→ RECORDED DATA
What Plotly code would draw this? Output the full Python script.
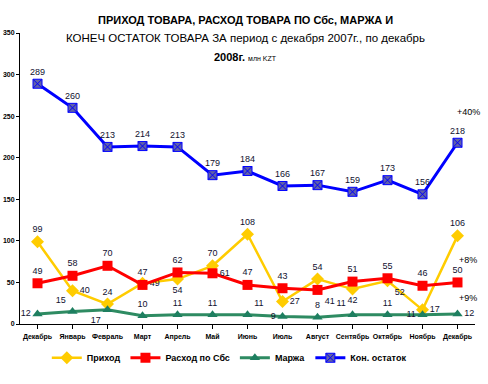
import plotly.graph_objects as go

months = ["Декабрь", "Январь", "Февраль", "Март", "Апрель", "Май", "Июнь",
          "Июль", "Август", "Сентябрь", "Октябрь", "Ноябрь", "Декабрь"]
prihod = [99, 40, 24, 49, 54, 70, 108, 27, 54, 42, 52, 17, 106]
rashod = [49, 58, 70, 47, 62, 61, 47, 43, 41, 51, 55, 46, 50]
marzha = [12, 15, 17, 10, 11, 11, 11, 9, 8, 11, 11, 11, 12]
ostatok = [289, 260, 213, 214, 213, 179, 184, 166, 167, 159, 173, 156, 218]

pos_prihod = ["top center", "middle right", "top center", "middle right", "bottom center",
              "top center", "top center", "middle right", "top center", "bottom center",
              "bottom right", "middle right", "top center"]
pos_rashod = ["top center", "top center", "top center", "top center", "top center",
              "middle right", "top center", "top center", "bottom right", "top center",
              "top center", "top center", "top center"]
pos_marzha = ["middle left", "top left", "bottom left", "top center", "top center",
              "top center", "top right", "middle left", "top center", "top left",
              "top center", "middle left", "middle right"]

FONT = "Liberation Sans Narrow, Arial Narrow, Liberation Sans, Arial"
LBL = dict(family=FONT, size=9, color="#101030")
idx = list(range(len(months)))

fig = go.Figure()
fig.add_trace(go.Scatter(x=idx, y=prihod, name="Приход", mode="lines+markers+text",
                         line=dict(color="#FFCC00", width=2.5),
                         marker=dict(symbol="diamond", size=10, color="#FFCC00"),
                         text=[str(v) for v in prihod], textposition=pos_prihod, textfont=LBL))
fig.add_trace(go.Scatter(x=idx, y=rashod, name="Расход по Сбс", mode="lines+markers+text",
                         line=dict(color="#FF0000", width=3),
                         marker=dict(symbol="square", size=10, color="#FF0000"),
                         text=[str(v) for v in rashod], textposition=pos_rashod, textfont=LBL))
fig.add_trace(go.Scatter(x=idx, y=marzha, name="Маржа", mode="lines+markers+text",
                         line=dict(color="#2E8B62", width=3),
                         marker=dict(symbol="triangle-up", size=9, color="#1E7F60"),
                         text=[str(v) for v in marzha], textposition=pos_marzha, textfont=LBL))
fig.add_trace(go.Scatter(x=idx, y=ostatok, name="Кон. остаток", mode="lines+markers+text",
                         line=dict(color="#0000FF", width=3),
                         marker=dict(symbol="square-x", size=9, color="#6060A8",
                                     line=dict(color="#0000FF", width=1)),
                         text=[str(v) for v in ostatok], textposition="top center", textfont=LBL))

fig.update_layout(
    width=488, height=384,
    margin=dict(l=20, r=13, t=33, b=50),
    paper_bgcolor="white", plot_bgcolor="white",
    showlegend=True,
    legend=dict(orientation="h", x=0.46, xanchor="center", y=-0.116, yanchor="middle",
                font=dict(family=FONT, size=9, color="black", weight="bold"), itemwidth=30),
    xaxis=dict(tickmode="array", tickvals=idx, ticktext=months,
               range=[-0.5, 12.5], showgrid=False, zeroline=False,
               showline=True, linecolor="black", linewidth=1,
               ticks="outside", ticklen=4, tickcolor="black", tickson="boundaries",
               tickangle=0, automargin=False, ticklabelstandoff=2,
               tickfont=dict(family=FONT, size=7, color="black", weight="bold")),
    yaxis=dict(range=[0, 350], dtick=50, showgrid=False, zeroline=False,
               showline=True, linecolor="black", linewidth=1,
               ticks="outside", ticklen=3, tickcolor="black", automargin=False,
               tickfont=dict(family=FONT, size=7, color="black", weight="bold"),
               tickformat="d"),
)

fig.add_annotation(xref="paper", yref="paper", x=0.495, y=1.043, yanchor="middle", showarrow=False,
                   text="<b>ПРИХОД ТОВАРА, РАСХОД ТОВАРА ПО Сбс, МАРЖА И</b>",
                   font=dict(family=FONT, size=11, color="black"))
fig.add_annotation(xref="paper", yref="paper", x=0.495, y=0.982, yanchor="middle", showarrow=False,
                   text="КОНЕЧ ОСТАТОК ТОВАРА ЗА период с декабря 2007г., по декабрь",
                   font=dict(family=FONT, size=11.5, color="black"))
fig.add_annotation(xref="paper", yref="paper", x=0.495, y=0.917, yanchor="middle", showarrow=False,
                   text="<b>2008г.</b> <span style='font-size:7px'>млн KZT</span>",
                   font=dict(family=FONT, size=11, color="black"))
for txt, yv in [("+40%", 255), ("+8%", 77), ("+9%", 31)]:
    fig.add_annotation(xref="paper", yref="y", x=0.985, y=yv, xanchor="center", showarrow=False,
                       text=txt, font=dict(family=FONT, size=9, color="black"))

fig.write_html("out.html", config={"displayModeBar": False},
               post_script="document.body.style.margin='0';document.body.style.overflow='hidden';")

→ WRITTEN PROBLEM
Leave out the pictures and repeat exactly the lines from the start of the material through the line that contains "173, 156, 218]", both included.

→ RESPONSE BELOW
What Plotly code would draw this? Output the full Python script.
import plotly.graph_objects as go

months = ["Декабрь", "Январь", "Февраль", "Март", "Апрель", "Май", "Июнь",
          "Июль", "Август", "Сентябрь", "Октябрь", "Ноябрь", "Декабрь"]
prihod = [99, 40, 24, 49, 54, 70, 108, 27, 54, 42, 52, 17, 106]
rashod = [49, 58, 70, 47, 62, 61, 47, 43, 41, 51, 55, 46, 50]
marzha = [12, 15, 17, 10, 11, 11, 11, 9, 8, 11, 11, 11, 12]
ostatok = [289, 260, 213, 214, 213, 179, 184, 166, 167, 159, 173, 156, 218]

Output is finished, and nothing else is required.